┌────────
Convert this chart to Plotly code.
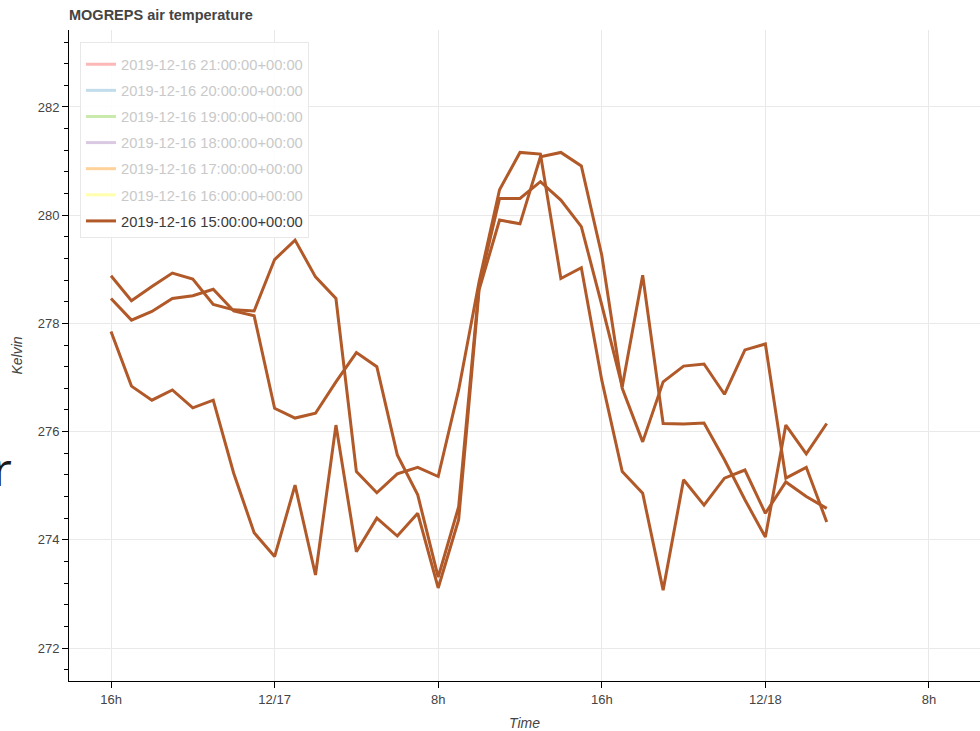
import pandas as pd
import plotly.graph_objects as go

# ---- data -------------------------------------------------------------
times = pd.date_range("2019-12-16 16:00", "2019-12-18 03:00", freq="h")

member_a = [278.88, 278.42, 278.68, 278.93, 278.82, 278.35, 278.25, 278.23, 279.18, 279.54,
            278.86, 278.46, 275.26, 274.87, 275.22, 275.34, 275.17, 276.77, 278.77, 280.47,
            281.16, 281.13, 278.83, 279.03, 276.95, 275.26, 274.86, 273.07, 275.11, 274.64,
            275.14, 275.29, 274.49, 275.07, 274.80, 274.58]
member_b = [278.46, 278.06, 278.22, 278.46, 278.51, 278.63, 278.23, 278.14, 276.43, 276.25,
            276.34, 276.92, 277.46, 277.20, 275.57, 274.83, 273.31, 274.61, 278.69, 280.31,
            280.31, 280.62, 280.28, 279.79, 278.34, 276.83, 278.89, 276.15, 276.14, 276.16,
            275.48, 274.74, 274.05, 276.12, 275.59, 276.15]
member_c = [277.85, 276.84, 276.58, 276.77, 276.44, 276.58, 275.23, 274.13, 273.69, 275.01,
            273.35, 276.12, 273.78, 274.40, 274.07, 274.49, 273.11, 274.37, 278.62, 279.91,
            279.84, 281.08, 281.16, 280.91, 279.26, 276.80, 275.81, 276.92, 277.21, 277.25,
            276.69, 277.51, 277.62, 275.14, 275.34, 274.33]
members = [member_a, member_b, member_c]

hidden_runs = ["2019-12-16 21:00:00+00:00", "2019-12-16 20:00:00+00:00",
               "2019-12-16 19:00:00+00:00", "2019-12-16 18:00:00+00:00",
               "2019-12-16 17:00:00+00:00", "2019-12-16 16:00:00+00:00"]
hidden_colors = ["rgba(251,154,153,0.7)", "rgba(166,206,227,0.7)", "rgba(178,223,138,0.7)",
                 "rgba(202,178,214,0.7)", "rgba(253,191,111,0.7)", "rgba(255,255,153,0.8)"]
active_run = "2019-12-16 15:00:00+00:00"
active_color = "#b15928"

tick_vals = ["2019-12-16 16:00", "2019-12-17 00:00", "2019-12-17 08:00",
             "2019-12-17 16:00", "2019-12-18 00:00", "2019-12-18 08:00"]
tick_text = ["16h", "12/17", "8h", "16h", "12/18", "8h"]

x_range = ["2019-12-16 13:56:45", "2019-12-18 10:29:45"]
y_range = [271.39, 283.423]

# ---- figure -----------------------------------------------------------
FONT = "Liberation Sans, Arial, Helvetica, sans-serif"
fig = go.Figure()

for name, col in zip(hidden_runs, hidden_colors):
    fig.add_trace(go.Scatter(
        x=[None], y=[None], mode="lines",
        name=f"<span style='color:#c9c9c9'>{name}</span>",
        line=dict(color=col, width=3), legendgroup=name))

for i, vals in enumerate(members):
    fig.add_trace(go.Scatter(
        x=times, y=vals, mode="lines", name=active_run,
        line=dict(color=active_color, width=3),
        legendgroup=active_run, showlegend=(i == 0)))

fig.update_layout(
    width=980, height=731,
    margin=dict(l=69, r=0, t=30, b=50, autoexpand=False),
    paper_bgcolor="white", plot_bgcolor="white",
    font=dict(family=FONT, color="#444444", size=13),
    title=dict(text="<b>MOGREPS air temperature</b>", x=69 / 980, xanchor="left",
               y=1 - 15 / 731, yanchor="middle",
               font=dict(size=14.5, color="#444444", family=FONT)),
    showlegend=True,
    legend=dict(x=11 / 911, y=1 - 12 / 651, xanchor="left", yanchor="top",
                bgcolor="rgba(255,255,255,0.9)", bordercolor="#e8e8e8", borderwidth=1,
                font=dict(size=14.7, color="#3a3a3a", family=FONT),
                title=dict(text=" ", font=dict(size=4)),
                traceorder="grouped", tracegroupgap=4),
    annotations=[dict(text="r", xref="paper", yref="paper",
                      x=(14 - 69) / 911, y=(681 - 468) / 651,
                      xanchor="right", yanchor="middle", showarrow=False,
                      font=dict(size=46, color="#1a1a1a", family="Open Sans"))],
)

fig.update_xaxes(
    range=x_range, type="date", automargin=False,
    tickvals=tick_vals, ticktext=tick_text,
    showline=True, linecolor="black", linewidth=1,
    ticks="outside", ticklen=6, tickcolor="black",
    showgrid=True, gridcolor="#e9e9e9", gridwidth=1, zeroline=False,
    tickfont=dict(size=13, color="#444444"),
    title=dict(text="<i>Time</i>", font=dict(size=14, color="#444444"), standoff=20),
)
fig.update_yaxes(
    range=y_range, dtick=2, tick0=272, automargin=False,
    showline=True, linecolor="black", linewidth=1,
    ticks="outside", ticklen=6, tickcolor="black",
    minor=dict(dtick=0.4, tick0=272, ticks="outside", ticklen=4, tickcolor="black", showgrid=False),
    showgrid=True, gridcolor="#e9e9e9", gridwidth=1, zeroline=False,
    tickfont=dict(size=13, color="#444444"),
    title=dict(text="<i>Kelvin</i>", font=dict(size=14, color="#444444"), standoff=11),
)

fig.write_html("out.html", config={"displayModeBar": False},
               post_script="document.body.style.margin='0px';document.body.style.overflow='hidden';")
└────────
Transcribe the preceding listing in its entirety and with exact wording, leaving out pictures.

Convert this chart to Plotly code.
import pandas as pd
import plotly.graph_objects as go

# ---- data -------------------------------------------------------------
times = pd.date_range("2019-12-16 16:00", "2019-12-18 03:00", freq="h")

member_a = [278.88, 278.42, 278.68, 278.93, 278.82, 278.35, 278.25, 278.23, 279.18, 279.54,
            278.86, 278.46, 275.26, 274.87, 275.22, 275.34, 275.17, 276.77, 278.77, 280.47,
            281.16, 281.13, 278.83, 279.03, 276.95, 275.26, 274.86, 273.07, 275.11, 274.64,
            275.14, 275.29, 274.49, 275.07, 274.80, 274.58]
member_b = [278.46, 278.06, 278.22, 278.46, 278.51, 278.63, 278.23, 278.14, 276.43, 276.25,
            276.34, 276.92, 277.46, 277.20, 275.57, 274.83, 273.31, 274.61, 278.69, 280.31,
            280.31, 280.62, 280.28, 279.79, 278.34, 276.83, 278.89, 276.15, 276.14, 276.16,
            275.48, 274.74, 274.05, 276.12, 275.59, 276.15]
member_c = [277.85, 276.84, 276.58, 276.77, 276.44, 276.58, 275.23, 274.13, 273.69, 275.01,
            273.35, 276.12, 273.78, 274.40, 274.07, 274.49, 273.11, 274.37, 278.62, 279.91,
            279.84, 281.08, 281.16, 280.91, 279.26, 276.80, 275.81, 276.92, 277.21, 277.25,
            276.69, 277.51, 277.62, 275.14, 275.34, 274.33]
members = [member_a, member_b, member_c]

hidden_runs = ["2019-12-16 21:00:00+00:00", "2019-12-16 20:00:00+00:00",
               "2019-12-16 19:00:00+00:00", "2019-12-16 18:00:00+00:00",
               "2019-12-16 17:00:00+00:00", "2019-12-16 16:00:00+00:00"]
hidden_colors = ["rgba(251,154,153,0.7)", "rgba(166,206,227,0.7)", "rgba(178,223,138,0.7)",
                 "rgba(202,178,214,0.7)", "rgba(253,191,111,0.7)", "rgba(255,255,153,0.8)"]
active_run = "2019-12-16 15:00:00+00:00"
active_color = "#b15928"

tick_vals = ["2019-12-16 16:00", "2019-12-17 00:00", "2019-12-17 08:00",
             "2019-12-17 16:00", "2019-12-18 00:00", "2019-12-18 08:00"]
tick_text = ["16h", "12/17", "8h", "16h", "12/18", "8h"]

x_range = ["2019-12-16 13:56:45", "2019-12-18 10:29:45"]
y_range = [271.39, 283.423]

# ---- figure -----------------------------------------------------------
FONT = "Liberation Sans, Arial, Helvetica, sans-serif"
fig = go.Figure()

for name, col in zip(hidden_runs, hidden_colors):
    fig.add_trace(go.Scatter(
        x=[None], y=[None], mode="lines",
        name=f"<span style='color:#c9c9c9'>{name}</span>",
        line=dict(color=col, width=3), legendgroup=name))

for i, vals in enumerate(members):
    fig.add_trace(go.Scatter(
        x=times, y=vals, mode="lines", name=active_run,
        line=dict(color=active_color, width=3),
        legendgroup=active_run, showlegend=(i == 0)))

fig.update_layout(
    width=980, height=731,
    margin=dict(l=69, r=0, t=30, b=50, autoexpand=False),
    paper_bgcolor="white", plot_bgcolor="white",
    font=dict(family=FONT, color="#444444", size=13),
    title=dict(text="<b>MOGREPS air temperature</b>", x=69 / 980, xanchor="left",
               y=1 - 15 / 731, yanchor="middle",
               font=dict(size=14.5, color="#444444", family=FONT)),
    showlegend=True,
    legend=dict(x=11 / 911, y=1 - 12 / 651, xanchor="left", yanchor="top",
                bgcolor="rgba(255,255,255,0.9)", bordercolor="#e8e8e8", borderwidth=1,
                font=dict(size=14.7, color="#3a3a3a", family=FONT),
                title=dict(text=" ", font=dict(size=4)),
                traceorder="grouped", tracegroupgap=4),
    annotations=[dict(text="r", xref="paper", yref="paper",
                      x=(14 - 69) / 911, y=(681 - 468) / 651,
                      xanchor="right", yanchor="middle", showarrow=False,
                      font=dict(size=46, color="#1a1a1a", family="Open Sans"))],
)

fig.update_xaxes(
    range=x_range, type="date", automargin=False,
    tickvals=tick_vals, ticktext=tick_text,
    showline=True, linecolor="black", linewidth=1,
    ticks="outside", ticklen=6, tickcolor="black",
    showgrid=True, gridcolor="#e9e9e9", gridwidth=1, zeroline=False,
    tickfont=dict(size=13, color="#444444"),
    title=dict(text="<i>Time</i>", font=dict(size=14, color="#444444"), standoff=20),
)
fig.update_yaxes(
    range=y_range, dtick=2, tick0=272, automargin=False,
    showline=True, linecolor="black", linewidth=1,
    ticks="outside", ticklen=6, tickcolor="black",
    minor=dict(dtick=0.4, tick0=272, ticks="outside", ticklen=4, tickcolor="black", showgrid=False),
    showgrid=True, gridcolor="#e9e9e9", gridwidth=1, zeroline=False,
    tickfont=dict(size=13, color="#444444"),
    title=dict(text="<i>Kelvin</i>", font=dict(size=14, color="#444444"), standoff=11),
)

fig.write_html("out.html", config={"displayModeBar": False},
               post_script="document.body.style.margin='0px';document.body.style.overflow='hidden';")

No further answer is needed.